そんなとき、「食べるだけでやせる」「着るだけで筋トレ」とうたう商品が目につくと、手を出してしまいたくなる心理は、実は人間に共通するものと言えます。
工場など危険を伴う職場の安全管理でよく使われ、近年は医療安全についても使われるようになったのが、「ヒューマンファクター(人間の行動特性)」という言葉です。「錯覚」「不注意」「省略行為」、そして「近道行為」に代表されます。
遠くに安全な迂回路があっても、面倒だからと、早く行ける危険な道を通ってしまうように、人間は近道をしたがるもの。
しかし、「記憶している知識(例:少し歩くと迂回路がある)」「学習・行動した経験(例:迂回路を通っても間に合った、近道でケガをした)」などをもとに、情報を正しく処理することができれば、判断ミスを防げると言われています。

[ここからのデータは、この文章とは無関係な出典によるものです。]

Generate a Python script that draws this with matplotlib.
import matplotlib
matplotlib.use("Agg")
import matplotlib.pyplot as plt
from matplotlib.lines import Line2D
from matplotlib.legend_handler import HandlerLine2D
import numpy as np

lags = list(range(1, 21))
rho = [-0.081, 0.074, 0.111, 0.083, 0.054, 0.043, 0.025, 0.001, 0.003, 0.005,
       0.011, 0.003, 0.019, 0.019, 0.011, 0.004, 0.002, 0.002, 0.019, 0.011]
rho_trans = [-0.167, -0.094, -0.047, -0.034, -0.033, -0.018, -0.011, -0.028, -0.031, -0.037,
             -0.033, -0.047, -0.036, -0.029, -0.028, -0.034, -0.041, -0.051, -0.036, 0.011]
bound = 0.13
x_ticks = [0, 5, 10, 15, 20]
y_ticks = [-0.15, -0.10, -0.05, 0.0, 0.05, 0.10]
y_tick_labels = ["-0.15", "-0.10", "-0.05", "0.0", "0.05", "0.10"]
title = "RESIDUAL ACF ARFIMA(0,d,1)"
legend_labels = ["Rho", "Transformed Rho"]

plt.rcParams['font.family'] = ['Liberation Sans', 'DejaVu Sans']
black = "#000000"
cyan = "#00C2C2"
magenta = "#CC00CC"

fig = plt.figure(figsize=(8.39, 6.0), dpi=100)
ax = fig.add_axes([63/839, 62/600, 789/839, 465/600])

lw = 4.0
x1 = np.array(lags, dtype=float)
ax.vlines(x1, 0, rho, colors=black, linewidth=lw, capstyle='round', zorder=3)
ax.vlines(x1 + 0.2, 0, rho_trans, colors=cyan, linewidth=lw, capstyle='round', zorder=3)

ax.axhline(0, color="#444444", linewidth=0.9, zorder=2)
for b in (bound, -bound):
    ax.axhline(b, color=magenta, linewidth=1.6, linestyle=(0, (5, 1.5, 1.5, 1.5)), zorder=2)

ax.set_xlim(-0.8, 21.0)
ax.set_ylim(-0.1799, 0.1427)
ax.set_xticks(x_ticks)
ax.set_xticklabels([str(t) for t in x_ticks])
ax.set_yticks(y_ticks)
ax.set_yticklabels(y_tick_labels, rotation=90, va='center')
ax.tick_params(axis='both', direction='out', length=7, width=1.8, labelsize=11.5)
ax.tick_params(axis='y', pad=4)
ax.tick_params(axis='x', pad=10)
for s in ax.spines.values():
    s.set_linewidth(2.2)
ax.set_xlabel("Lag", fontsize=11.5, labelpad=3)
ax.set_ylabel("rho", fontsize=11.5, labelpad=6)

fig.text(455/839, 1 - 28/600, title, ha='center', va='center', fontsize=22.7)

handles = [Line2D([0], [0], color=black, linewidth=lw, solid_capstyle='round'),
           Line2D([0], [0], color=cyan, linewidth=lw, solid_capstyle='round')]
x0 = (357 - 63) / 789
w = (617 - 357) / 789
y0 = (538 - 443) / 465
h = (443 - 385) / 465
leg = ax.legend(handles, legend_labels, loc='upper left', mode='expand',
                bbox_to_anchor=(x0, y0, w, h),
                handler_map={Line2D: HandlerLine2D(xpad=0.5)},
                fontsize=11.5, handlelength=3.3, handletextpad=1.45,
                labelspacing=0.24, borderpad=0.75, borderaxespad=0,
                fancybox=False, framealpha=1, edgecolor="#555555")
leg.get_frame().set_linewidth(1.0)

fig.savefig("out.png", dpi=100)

ここでポイントなのは、時に無意識ではなく、危険だと認識しているのにもかかわらず、あえて行動するような判断ミスを生んでしまう場合です。
その原因としては、内的なものと外的なものがあります。前者では「何か強い欲望があるとき」「疲労・心配など心身の異常があるとき」「知識不足のとき」など、後者では「期限が迫っているとき」「邪魔が入ったとき」などに、判断が狂いやすくなるのです。

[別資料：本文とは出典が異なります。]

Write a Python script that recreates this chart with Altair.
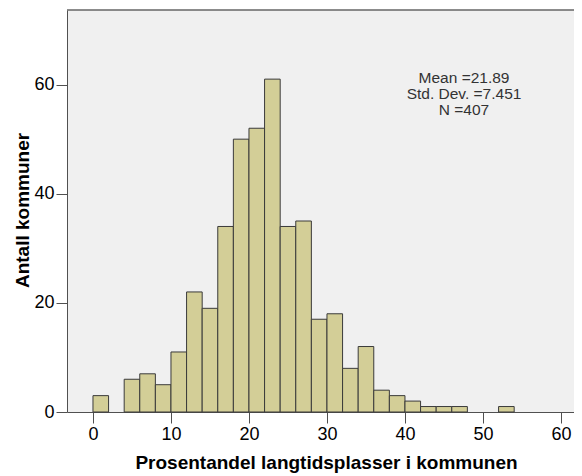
import altair as alt
import pandas as pd

bin_start = [0, 2, 4, 6, 8, 10, 12, 14, 16, 18, 20, 22, 24, 26, 28, 30, 32, 34,
             36, 38, 40, 42, 44, 46, 48, 50, 52]
counts = [3, 0, 6, 7, 5, 11, 22, 19, 34, 50, 52, 61, 34, 35, 17, 18, 8, 12,
          4, 3, 2, 1, 1, 1, 0, 0, 1]
bin_width = 2
x_ticks = [0, 10, 20, 30, 40, 50, 60]
y_ticks = [0, 20, 40, 60]
stats_text = ["Mean =21.89", "Std. Dev. =7.451", "N =407"]

df = pd.DataFrame({"start": bin_start, "count": counts})
df["end"] = df["start"] + bin_width
df = df[df["count"] > 0]

FONT = "Liberation Sans"
xscale = alt.Scale(domain=[-3.33, 61.67], nice=False, zero=False)
yscale = alt.Scale(domain=[0, 73.67], nice=False)

bars = alt.Chart(df).mark_rect(
    fill="#d3ce97", stroke="#3a3a3a", strokeWidth=1
).encode(
    x=alt.X("start:Q", scale=xscale,
            axis=alt.Axis(values=x_ticks, title="Prosentandel langtidsplasser i kommunen",
                          grid=False, tickSize=11, labelFontSize=18, labelPadding=2,
                          titleFontSize=19, titleFontWeight="bold",
                          titleBaseline="alphabetic", titleX=259, titleY=56,
                          domainColor="#505050", tickColor="#505050", labelColor="#000000",
                          titleColor="#000000", labelFont=FONT, titleFont=FONT)),
    x2="end:Q",
    y=alt.Y("count:Q", scale=yscale,
            axis=alt.Axis(values=y_ticks, title="Antall kommuner", grid=False,
                          tickSize=11, labelFontSize=18, labelPadding=2,
                          titleFontSize=19, titleFontWeight="bold",
                          titleBaseline="alphabetic", titleX=-39, titleY=200,
                          domainColor="#505050", tickColor="#505050", labelColor="#000000",
                          titleColor="#000000", labelFont=FONT, titleFont=FONT)),
    y2=alt.datum(0),
)

top_border = alt.Chart(pd.DataFrame({"a": [0]})).mark_rule(
    color="#666666", strokeWidth=1.5
).encode(y=alt.value(0))

note = alt.Chart(pd.DataFrame({"a": [0]})).mark_text(
    text=stats_text, font=FONT, fontSize=15.5, lineHeight=16.3, color="#333333",
    align="center", baseline="alphabetic"
).encode(x=alt.value(397), y=alt.value(72.7))

chart = alt.layer(bars, top_border, note).properties(
    width=507, height=402,
    autosize=alt.AutoSizeParams(type="none"),
    padding={"left": 59, "top": 2, "right": 0, "bottom": 64},
    background="white",
).configure_view(stroke=None, fill="#f0f0f0")

chart.save("out.html", embed_options={"renderer": "svg", "actions": False})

例えば「一生の記念である結婚式の前撮りには自分の理想の体型で写りたい」という想いは、切実であるがゆえに「藁にもすがる」ことにつながる場合もあるでしょう。その日取りが迫っているとしたら、なおさらです。
また、前述した2つの商品についてのニュースを知らなければ、今後も類似の商品に手を出してしまうおそれもあります。

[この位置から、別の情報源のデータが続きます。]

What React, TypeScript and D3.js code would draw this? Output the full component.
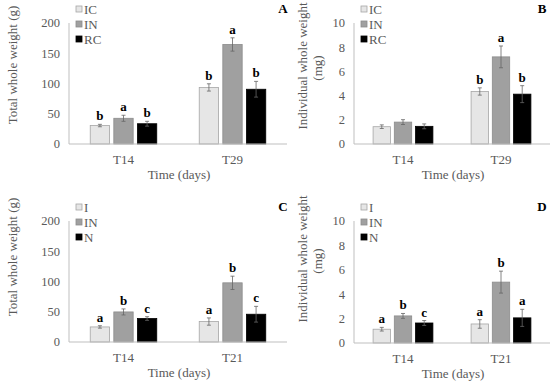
import * as d3 from "d3";

const groupsTop = ["T14", "T29"];
const groupsBottom = ["T14", "T21"];
const seriesTop = ["IC", "IN", "RC"];
const seriesBottom = ["I", "IN", "N"];

// values per group, one entry per series
const aValues = [[30.5, 42.5, 33.5], [93.5, 164.5, 90.5]];
const aErrors = [[2, 5, 4], [6, 11, 13]];
const aLetters = [["b", "a", "b"], ["b", "a", "b"]];

const bValues = [[1.43, 1.81, 1.46], [4.34, 7.2, 4.12]];
const bErrors = [[0.15, 0.2, 0.2], [0.3, 0.9, 0.7]];
const bLetters = [["", "", ""], ["b", "a", "b"]];

const cValues = [[24.9, 49.7, 38.8], [33.8, 97.8, 45.9]];
const cErrors = [[2, 5, 3], [6, 11, 13]];
const cLetters = [["a", "b", "c"], ["a", "b", "c"]];

const dValues = [[1.13, 2.22, 1.64], [1.56, 4.99, 2.06]];
const dErrors = [[0.15, 0.2, 0.2], [0.35, 0.9, 0.7]];
const dLetters = [["a", "b", "c"], ["a", "b", "a"]];

const ticksTotal = [0, 50, 100, 150, 200];
const ticksIndividual = [0, 2, 4, 6, 8, 10];

const fills = ["#e6e6e6", "#a0a0a0", "#000000"];
const strokes = ["#a6a6a6", "#8c8c8c", "#000000"];
const font = "Times New Roman, Liberation Serif, Times, serif";
const gray = "#595959";

type PanelProps = {
  tag: string;
  groups: string[];
  series: string[];
  values: number[][];
  errors: number[][];
  letters: string[][];
  ticks: number[];
  yLabel: string[];
  left: number;
  right: number;
  top: number;
  bottom: number;
  labelX: number;
  labelY: number;
  tagX: number;
};

function Panel(p: PanelProps) {
  const x = d3.scaleBand().domain(p.groups).range([p.left, p.right]).padding(0);
  const inner = d3
    .scaleBand()
    .domain(p.series)
    .range([0, x.bandwidth()])
    .paddingInner(0.18)
    .paddingOuter(0.9);
  const y = d3
    .scaleLinear()
    .domain([0, d3.max(p.ticks) as number])
    .range([p.bottom, p.top]);

  return (
    <g style={{ fontFamily: font }}>
      {/* panel tag */}
      <text x={p.tagX} y={p.top - 10} fontSize={13} fontWeight="bold" textAnchor="middle">
        {p.tag}
      </text>

      {/* y axis label */}
      {p.yLabel.map((line, i) => (
        <text
          key={i}
          transform={`translate(${p.labelX + i * 15},${p.labelY + i * 2}) rotate(-90)`}
          fontSize={13}
          fill={gray}
          textAnchor="middle"
        >
          {line}
        </text>
      ))}

      {/* y ticks */}
      {p.ticks.map((t) => (
        <text key={t} x={p.left - 9} y={y(t)} dy="0.35em" fontSize={12.5} fill={gray} textAnchor="end">
          {t}
        </text>
      ))}
      <line x1={p.left} x2={p.left} y1={p.top} y2={p.bottom} stroke="#bfbfbf" />

      {/* bars */}
      {p.groups.map((g, gi) => (
        <g key={g}>
          {p.series.map((s, si) => {
            const x0 = (x(g) as number) + (inner(s) as number);
            const w = inner.bandwidth();
            const v = p.values[gi][si];
            const e = p.errors[gi][si];
            const cx = x0 + w / 2;
            return (
              <g key={s}>
                <rect
                  x={x0}
                  y={y(v)}
                  width={w}
                  height={p.bottom - y(v)}
                  fill={fills[si]}
                  stroke={strokes[si]}
                  strokeWidth={0.8}
                />
                <line x1={cx} x2={cx} y1={y(v + e)} y2={y(v - e)} stroke="#666" strokeWidth={0.8} />
                <line x1={cx - 2} x2={cx + 2} y1={y(v + e)} y2={y(v + e)} stroke="#666" strokeWidth={0.8} />
                <line x1={cx - 2} x2={cx + 2} y1={y(v - e)} y2={y(v - e)} stroke="#666" strokeWidth={0.8} />
                {p.letters[gi][si] && (
                  <text x={cx} y={y(v + e) - 4} fontSize={13} fontWeight="bold" textAnchor="middle">
                    {p.letters[gi][si]}
                  </text>
                )}
              </g>
            );
          })}
          <text
            x={(x(g) as number) + x.bandwidth() / 2}
            y={p.bottom + 20}
            fontSize={13}
            fill={gray}
            textAnchor="middle"
          >
            {g}
          </text>
        </g>
      ))}

      {/* x axis */}
      <line x1={p.left} x2={p.right} y1={p.bottom} y2={p.bottom} stroke="#bfbfbf" />
      <text x={(p.left + p.right) / 2 + 1} y={p.bottom + 35} fontSize={13} fill={gray} textAnchor="middle">
        Time (days)
      </text>

      {/* legend */}
      {p.series.map((s, si) => (
        <g key={s} transform={`translate(${p.left + 7},${p.top - 14 + si * 15})`}>
          <rect x={0} y={-3} width={6} height={6} fill={fills[si]} stroke={strokes[si]} strokeWidth={0.8} />
          <text x={8} y={0} dy="0.35em" fontSize={13} fill={gray}>
            {s}
          </text>
        </g>
      ))}
    </g>
  );
}

export default function App() {
  return (
    <svg
      width={550}
      height={383}
      style={{ position: "absolute", left: 0, top: 0, background: "#fff" }}
    >
      <Panel
        tag="A"
        groups={groupsTop}
        series={seriesTop}
        values={aValues}
        errors={aErrors}
        letters={aLetters}
        ticks={ticksTotal}
        yLabel={["Total whole weight (g)"]}
        left={69}
        right={287}
        top={23}
        bottom={144}
        labelX={17}
        labelY={65}
        tagX={283}
      />
      <Panel
        tag="B"
        groups={groupsTop}
        series={seriesTop}
        values={bValues}
        errors={bErrors}
        letters={bLetters}
        ticks={ticksIndividual}
        yLabel={["Individual whole weight", "(mg)"]}
        left={354}
        right={550}
        top={23}
        bottom={144}
        labelX={307}
        labelY={66}
        tagX={542}
      />
      <Panel
        tag="C"
        groups={groupsBottom}
        series={seriesBottom}
        values={cValues}
        errors={cErrors}
        letters={cLetters}
        ticks={ticksTotal}
        yLabel={["Total whole weight (g)"]}
        left={69}
        right={287}
        top={221}
        bottom={342}
        labelX={17}
        labelY={257}
        tagX={283}
      />
      <Panel
        tag="D"
        groups={groupsBottom}
        series={seriesBottom}
        values={dValues}
        errors={dErrors}
        letters={dLetters}
        ticks={ticksIndividual}
        yLabel={["Individual whole weight", "(mg)"]}
        left={354}
        right={550}
        top={221}
        bottom={343}
        labelX={307}
        labelY={259}
        tagX={542}
      />
    </svg>
  );
}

「主観的な憶測」も作用します。「リスクが小さい」「成功したときのメリットが大きい」「リスクを回避するデメリットが大きい」などと思い込み、それが実際と乖離していると、判断ミスが生じやすくなるということです。
ゼリーについて言えば、キャッチーな宣伝文句とお菓子のようなパッケージを見て、「これなら大丈夫だろう」と思い込んでしまうことは十分にあり得ます。海外で死亡事例のある成分が含まれているとはなかなか想像がつかないでしょう。
シャツも「このくらいの値段で多少なりとも効果があれば」と思うかもしれませんが、根拠がないことを知れば、金額が妥当かどうかの判断は変わるはずです。そもそも、お金を払っても、目的が達成される可能性が極めて低いのですから。
安全管理においては、人間の行動特性を知り、自分の判断が適切かを顧みることが必要になります。何度も繰り返される「ダイエット」「筋トレ」関連の商品の問題についても、健康や財産の被害を避けるために、同じことが必要だと言えそうです。